REQUIREMENT
Go through the listing beneath this task and return every line that carries the string "source".
### DATA SHOWN ###
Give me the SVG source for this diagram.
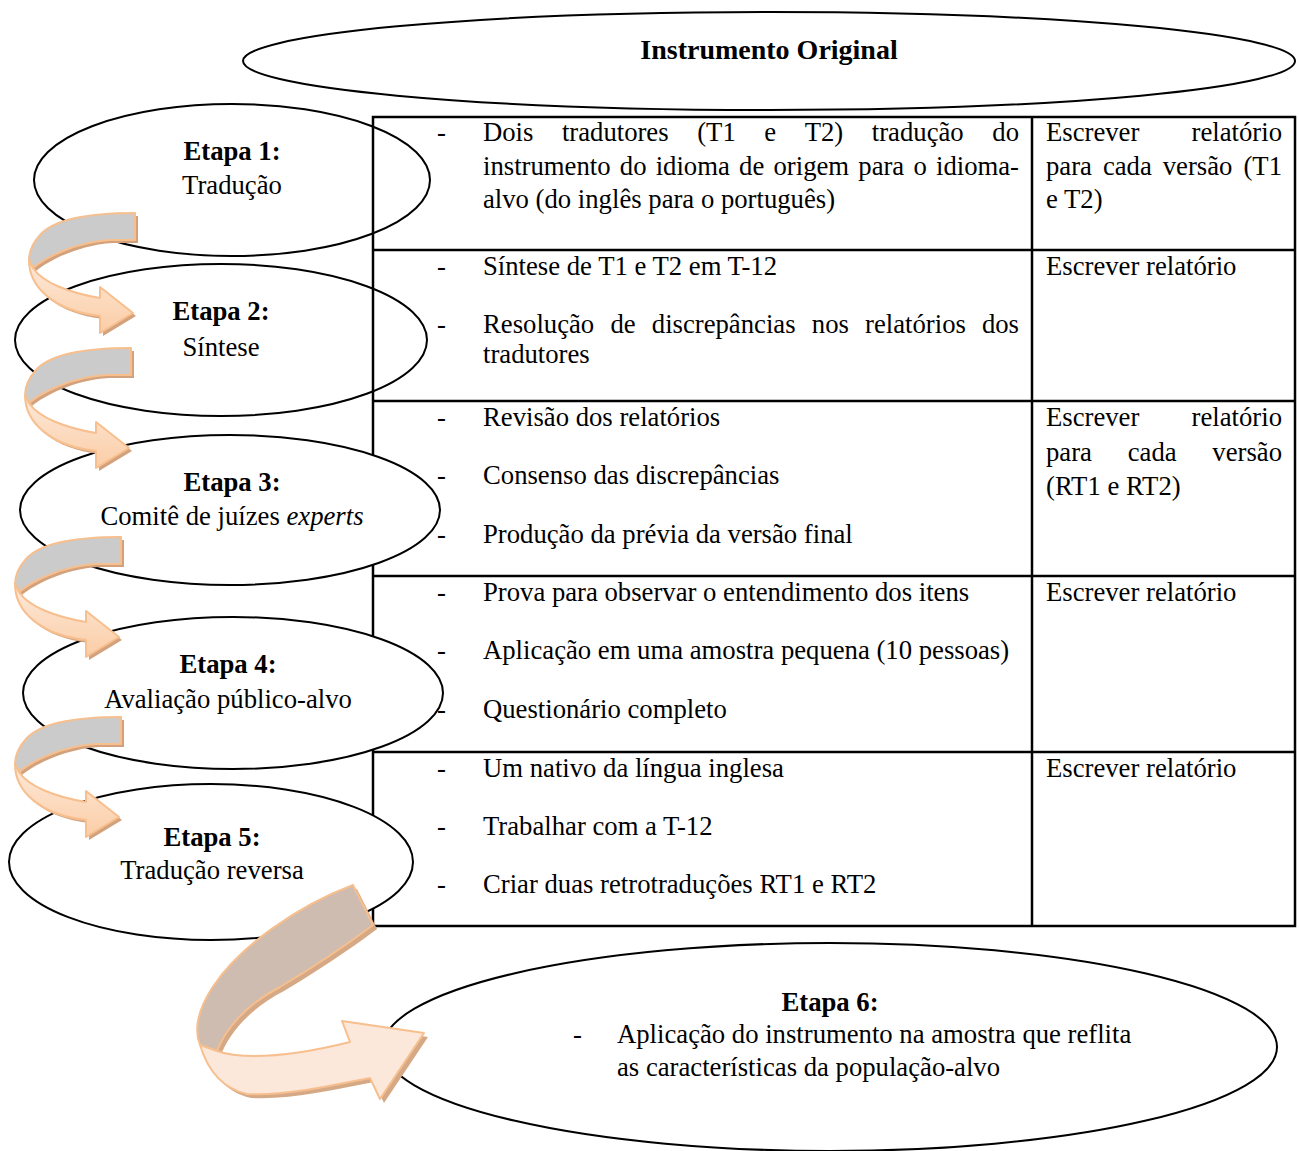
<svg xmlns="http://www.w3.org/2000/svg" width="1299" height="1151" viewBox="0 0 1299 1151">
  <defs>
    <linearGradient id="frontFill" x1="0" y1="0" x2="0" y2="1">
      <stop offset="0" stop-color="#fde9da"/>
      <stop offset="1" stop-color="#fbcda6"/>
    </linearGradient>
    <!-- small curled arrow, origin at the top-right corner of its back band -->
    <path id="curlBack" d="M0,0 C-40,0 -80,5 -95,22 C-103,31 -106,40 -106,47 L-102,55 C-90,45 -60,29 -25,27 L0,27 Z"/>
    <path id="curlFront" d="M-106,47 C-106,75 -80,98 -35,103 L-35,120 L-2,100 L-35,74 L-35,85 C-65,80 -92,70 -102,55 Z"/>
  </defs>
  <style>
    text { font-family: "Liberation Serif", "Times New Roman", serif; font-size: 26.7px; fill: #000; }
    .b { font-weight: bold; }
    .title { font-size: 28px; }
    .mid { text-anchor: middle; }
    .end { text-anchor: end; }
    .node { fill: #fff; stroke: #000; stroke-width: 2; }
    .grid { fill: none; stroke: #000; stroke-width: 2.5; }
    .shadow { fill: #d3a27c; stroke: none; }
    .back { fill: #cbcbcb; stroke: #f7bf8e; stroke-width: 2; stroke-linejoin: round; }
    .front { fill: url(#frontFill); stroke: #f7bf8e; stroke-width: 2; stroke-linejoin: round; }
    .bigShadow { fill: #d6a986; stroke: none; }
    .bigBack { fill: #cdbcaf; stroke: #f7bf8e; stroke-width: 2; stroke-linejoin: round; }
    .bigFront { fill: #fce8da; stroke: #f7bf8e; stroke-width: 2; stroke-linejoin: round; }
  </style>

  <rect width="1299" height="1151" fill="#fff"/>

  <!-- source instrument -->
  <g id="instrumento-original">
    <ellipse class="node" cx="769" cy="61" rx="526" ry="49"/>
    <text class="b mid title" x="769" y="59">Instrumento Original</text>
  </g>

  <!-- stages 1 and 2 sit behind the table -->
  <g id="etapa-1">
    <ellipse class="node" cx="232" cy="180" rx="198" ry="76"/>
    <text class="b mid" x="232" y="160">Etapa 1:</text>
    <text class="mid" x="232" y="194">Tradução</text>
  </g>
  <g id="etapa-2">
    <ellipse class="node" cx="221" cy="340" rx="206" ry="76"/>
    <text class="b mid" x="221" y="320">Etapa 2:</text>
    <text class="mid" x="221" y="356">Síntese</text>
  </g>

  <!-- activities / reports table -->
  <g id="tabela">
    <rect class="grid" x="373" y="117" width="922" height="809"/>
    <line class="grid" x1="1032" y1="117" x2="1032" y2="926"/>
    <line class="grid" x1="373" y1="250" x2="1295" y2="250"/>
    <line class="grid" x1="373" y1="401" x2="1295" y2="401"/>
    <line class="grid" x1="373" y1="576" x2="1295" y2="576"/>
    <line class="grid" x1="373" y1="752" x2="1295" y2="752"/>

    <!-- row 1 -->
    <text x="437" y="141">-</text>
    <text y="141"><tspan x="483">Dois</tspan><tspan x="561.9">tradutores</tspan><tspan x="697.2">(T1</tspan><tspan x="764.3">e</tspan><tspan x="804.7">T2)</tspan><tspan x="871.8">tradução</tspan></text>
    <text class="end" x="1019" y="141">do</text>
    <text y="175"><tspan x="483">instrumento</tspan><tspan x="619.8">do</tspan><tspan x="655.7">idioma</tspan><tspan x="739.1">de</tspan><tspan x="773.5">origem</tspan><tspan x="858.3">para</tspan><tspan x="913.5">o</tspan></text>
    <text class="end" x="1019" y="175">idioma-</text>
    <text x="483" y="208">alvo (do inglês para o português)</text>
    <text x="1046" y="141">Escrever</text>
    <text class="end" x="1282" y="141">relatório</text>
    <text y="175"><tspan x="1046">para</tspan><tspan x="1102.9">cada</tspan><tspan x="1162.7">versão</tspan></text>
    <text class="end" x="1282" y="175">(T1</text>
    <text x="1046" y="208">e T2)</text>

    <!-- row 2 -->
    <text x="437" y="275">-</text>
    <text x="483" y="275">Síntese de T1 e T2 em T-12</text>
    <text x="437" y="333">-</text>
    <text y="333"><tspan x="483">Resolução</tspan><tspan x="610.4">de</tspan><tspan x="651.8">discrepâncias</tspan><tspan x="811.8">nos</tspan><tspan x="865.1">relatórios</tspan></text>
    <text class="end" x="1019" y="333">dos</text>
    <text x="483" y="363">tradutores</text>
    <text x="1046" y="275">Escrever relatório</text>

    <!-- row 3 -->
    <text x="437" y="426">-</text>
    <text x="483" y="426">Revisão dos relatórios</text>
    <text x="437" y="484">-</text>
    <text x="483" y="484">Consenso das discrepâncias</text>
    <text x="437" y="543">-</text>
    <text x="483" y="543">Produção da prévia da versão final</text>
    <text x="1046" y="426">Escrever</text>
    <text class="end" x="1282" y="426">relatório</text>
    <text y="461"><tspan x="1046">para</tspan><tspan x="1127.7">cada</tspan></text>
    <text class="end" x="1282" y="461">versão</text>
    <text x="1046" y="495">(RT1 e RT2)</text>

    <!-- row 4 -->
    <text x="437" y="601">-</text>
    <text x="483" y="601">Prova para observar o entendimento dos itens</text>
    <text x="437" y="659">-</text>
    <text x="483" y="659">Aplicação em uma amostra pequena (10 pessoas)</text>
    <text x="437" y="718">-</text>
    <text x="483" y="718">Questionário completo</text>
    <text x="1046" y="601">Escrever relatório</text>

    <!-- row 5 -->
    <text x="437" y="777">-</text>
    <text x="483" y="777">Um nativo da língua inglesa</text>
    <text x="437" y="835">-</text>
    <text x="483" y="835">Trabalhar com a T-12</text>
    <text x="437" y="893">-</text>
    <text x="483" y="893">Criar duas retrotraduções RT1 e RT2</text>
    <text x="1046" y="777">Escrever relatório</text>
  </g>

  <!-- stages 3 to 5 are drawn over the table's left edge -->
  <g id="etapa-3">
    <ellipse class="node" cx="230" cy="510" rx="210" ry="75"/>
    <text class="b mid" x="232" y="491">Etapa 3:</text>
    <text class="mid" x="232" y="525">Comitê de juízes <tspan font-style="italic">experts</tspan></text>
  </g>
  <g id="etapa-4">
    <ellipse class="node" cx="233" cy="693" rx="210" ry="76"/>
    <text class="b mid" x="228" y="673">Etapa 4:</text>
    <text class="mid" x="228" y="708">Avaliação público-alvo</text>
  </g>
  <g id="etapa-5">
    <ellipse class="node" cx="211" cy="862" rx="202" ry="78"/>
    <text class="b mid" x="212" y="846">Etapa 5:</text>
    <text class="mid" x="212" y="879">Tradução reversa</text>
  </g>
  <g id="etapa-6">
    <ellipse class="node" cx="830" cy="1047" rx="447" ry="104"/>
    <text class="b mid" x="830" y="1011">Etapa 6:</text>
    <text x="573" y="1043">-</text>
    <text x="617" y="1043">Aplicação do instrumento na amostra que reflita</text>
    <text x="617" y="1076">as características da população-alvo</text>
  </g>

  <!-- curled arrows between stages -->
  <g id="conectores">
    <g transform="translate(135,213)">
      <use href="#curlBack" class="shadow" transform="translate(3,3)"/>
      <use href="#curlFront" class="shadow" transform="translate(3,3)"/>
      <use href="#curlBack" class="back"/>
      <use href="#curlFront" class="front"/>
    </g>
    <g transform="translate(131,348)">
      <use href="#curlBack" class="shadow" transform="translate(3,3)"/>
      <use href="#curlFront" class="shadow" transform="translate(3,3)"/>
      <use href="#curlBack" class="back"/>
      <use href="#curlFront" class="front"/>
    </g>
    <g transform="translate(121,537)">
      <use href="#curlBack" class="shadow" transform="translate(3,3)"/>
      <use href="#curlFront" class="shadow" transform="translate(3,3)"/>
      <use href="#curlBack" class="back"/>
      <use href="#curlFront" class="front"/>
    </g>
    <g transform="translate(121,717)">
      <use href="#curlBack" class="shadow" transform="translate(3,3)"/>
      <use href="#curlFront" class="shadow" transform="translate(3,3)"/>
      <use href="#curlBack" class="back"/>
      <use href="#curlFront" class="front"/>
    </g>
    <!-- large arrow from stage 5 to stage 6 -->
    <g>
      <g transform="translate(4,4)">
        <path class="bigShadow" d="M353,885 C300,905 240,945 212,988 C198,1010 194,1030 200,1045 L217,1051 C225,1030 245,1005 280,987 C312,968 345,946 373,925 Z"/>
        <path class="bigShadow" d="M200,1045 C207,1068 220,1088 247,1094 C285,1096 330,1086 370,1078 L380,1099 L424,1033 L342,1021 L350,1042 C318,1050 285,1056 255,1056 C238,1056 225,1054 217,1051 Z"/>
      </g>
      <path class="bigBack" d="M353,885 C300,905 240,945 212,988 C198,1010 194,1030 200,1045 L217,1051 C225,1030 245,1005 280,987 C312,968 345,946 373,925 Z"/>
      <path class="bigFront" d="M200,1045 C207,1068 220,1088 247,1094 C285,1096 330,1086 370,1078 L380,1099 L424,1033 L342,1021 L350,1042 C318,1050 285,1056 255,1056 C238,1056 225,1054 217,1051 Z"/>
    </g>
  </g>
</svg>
###
EXERCISE ANSWER
Give me the SVG source for this diagram.
  <!-- source instrument -->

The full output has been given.